:: Work instructions ::
Leave the pictures out and quote every line from the start of the listing to the line with "6300, 8400, 10800];", inclusive.
[Begin]
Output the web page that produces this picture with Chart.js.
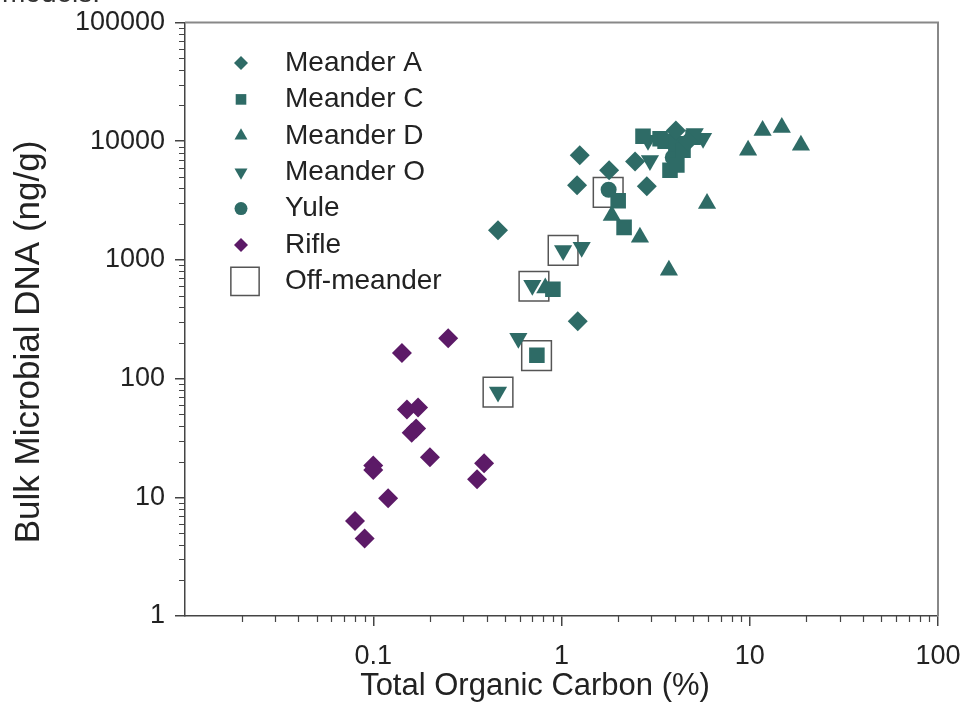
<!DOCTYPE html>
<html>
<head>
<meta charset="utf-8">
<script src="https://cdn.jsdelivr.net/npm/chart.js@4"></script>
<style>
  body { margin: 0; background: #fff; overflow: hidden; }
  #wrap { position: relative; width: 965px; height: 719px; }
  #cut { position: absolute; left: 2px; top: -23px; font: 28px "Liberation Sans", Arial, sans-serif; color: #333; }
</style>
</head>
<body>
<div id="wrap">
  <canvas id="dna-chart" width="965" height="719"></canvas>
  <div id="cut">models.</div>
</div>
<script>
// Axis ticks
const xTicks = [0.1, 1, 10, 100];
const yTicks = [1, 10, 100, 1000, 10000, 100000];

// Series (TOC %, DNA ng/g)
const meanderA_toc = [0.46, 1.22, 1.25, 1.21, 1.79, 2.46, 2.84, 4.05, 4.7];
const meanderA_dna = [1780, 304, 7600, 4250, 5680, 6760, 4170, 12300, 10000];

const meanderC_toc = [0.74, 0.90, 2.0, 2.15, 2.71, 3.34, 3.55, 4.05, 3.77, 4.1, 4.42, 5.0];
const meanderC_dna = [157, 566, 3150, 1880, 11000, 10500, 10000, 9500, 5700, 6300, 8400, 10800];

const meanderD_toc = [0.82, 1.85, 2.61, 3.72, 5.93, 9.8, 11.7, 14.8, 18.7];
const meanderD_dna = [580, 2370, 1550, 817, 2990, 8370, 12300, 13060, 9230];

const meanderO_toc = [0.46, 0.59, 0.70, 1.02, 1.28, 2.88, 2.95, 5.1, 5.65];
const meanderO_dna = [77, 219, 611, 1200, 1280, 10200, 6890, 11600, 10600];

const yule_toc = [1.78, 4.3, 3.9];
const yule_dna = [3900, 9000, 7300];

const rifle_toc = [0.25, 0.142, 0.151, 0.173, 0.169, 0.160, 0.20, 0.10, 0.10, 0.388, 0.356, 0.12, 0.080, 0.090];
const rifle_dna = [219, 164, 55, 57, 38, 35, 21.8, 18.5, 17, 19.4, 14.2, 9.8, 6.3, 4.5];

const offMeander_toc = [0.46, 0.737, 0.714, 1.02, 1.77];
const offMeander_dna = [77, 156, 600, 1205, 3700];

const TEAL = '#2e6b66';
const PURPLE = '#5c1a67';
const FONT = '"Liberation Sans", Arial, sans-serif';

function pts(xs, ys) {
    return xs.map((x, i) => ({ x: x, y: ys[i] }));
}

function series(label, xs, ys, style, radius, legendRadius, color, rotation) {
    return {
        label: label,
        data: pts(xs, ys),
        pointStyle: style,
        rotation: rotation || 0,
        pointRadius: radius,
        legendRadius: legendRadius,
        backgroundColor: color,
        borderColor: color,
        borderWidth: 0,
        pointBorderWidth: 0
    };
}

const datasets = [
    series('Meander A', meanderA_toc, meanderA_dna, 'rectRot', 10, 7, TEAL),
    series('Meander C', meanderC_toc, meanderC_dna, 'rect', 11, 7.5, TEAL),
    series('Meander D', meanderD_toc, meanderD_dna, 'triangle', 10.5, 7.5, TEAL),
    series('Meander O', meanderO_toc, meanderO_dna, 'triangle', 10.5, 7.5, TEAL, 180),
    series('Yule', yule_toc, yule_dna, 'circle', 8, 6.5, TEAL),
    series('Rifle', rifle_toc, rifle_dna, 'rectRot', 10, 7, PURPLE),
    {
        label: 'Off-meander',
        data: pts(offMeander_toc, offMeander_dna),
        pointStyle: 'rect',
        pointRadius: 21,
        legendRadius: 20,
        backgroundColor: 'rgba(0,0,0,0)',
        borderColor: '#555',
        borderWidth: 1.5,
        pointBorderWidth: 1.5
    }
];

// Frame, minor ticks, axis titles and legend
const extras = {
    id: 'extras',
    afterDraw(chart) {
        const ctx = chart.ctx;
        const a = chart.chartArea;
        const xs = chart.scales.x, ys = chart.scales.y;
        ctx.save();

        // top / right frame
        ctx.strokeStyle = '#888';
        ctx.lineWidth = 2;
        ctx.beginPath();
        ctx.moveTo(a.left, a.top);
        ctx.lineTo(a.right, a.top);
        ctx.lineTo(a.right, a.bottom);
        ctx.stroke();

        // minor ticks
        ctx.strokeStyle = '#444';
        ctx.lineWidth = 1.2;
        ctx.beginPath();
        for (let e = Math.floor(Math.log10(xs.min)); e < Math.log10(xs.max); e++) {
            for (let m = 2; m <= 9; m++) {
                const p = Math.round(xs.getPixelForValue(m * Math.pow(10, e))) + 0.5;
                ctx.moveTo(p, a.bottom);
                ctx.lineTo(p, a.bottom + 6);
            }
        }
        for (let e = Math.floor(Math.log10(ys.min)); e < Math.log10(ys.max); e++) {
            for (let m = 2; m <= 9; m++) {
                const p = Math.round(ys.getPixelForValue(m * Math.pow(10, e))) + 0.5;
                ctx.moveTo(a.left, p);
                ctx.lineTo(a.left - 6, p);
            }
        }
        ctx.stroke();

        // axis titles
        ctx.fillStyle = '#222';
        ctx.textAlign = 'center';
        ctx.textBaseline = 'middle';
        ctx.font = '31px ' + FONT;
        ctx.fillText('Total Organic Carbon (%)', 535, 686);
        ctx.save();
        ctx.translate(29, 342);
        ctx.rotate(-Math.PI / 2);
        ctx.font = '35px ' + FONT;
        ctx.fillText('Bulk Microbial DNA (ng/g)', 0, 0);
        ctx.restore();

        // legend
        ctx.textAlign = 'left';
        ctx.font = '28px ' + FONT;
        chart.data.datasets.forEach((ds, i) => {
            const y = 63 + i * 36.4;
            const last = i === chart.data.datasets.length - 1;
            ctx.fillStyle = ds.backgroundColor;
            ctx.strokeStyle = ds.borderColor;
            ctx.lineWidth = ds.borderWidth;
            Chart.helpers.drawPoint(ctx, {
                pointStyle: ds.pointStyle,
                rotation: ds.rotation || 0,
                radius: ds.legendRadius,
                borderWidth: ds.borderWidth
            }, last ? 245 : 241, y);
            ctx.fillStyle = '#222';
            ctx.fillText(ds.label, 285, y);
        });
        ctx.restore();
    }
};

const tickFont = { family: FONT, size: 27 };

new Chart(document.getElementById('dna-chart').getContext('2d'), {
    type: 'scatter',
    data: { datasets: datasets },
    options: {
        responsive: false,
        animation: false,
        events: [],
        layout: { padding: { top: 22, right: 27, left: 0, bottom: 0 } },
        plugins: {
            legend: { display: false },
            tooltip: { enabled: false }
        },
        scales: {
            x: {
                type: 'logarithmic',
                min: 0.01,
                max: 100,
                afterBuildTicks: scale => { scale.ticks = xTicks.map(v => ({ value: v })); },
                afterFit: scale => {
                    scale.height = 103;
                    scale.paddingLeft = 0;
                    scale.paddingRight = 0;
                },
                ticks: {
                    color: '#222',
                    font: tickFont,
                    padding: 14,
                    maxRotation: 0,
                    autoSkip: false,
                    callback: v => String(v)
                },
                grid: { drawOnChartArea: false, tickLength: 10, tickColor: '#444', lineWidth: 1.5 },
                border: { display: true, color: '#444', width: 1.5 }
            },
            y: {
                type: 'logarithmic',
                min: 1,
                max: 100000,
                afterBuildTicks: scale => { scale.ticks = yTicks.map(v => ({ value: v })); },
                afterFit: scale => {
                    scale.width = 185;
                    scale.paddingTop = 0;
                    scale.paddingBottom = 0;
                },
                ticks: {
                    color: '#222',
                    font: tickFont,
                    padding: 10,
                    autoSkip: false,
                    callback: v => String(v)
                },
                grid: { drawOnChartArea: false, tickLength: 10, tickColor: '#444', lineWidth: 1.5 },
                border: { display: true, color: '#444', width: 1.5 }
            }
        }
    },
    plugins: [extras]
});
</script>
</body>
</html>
[End]
:: Task output ::
Output the web page that produces this picture with Chart.js.
<!DOCTYPE html>
<html>
<head>
<meta charset="utf-8">
<script src="https://cdn.jsdelivr.net/npm/chart.js@4"></script>
<style>
  body { margin: 0; background: #fff; overflow: hidden; }
  #wrap { position: relative; width: 965px; height: 719px; }
  #cut { position: absolute; left: 2px; top: -23px; font: 28px "Liberation Sans", Arial, sans-serif; color: #333; }
</style>
</head>
<body>
<div id="wrap">
  <canvas id="dna-chart" width="965" height="719"></canvas>
  <div id="cut">models.</div>
</div>
<script>
// Axis ticks
const xTicks = [0.1, 1, 10, 100];
const yTicks = [1, 10, 100, 1000, 10000, 100000];

// Series (TOC %, DNA ng/g)
const meanderA_toc = [0.46, 1.22, 1.25, 1.21, 1.79, 2.46, 2.84, 4.05, 4.7];
const meanderA_dna = [1780, 304, 7600, 4250, 5680, 6760, 4170, 12300, 10000];

const meanderC_toc = [0.74, 0.90, 2.0, 2.15, 2.71, 3.34, 3.55, 4.05, 3.77, 4.1, 4.42, 5.0];
const meanderC_dna = [157, 566, 3150, 1880, 11000, 10500, 10000, 9500, 5700, 6300, 8400, 10800];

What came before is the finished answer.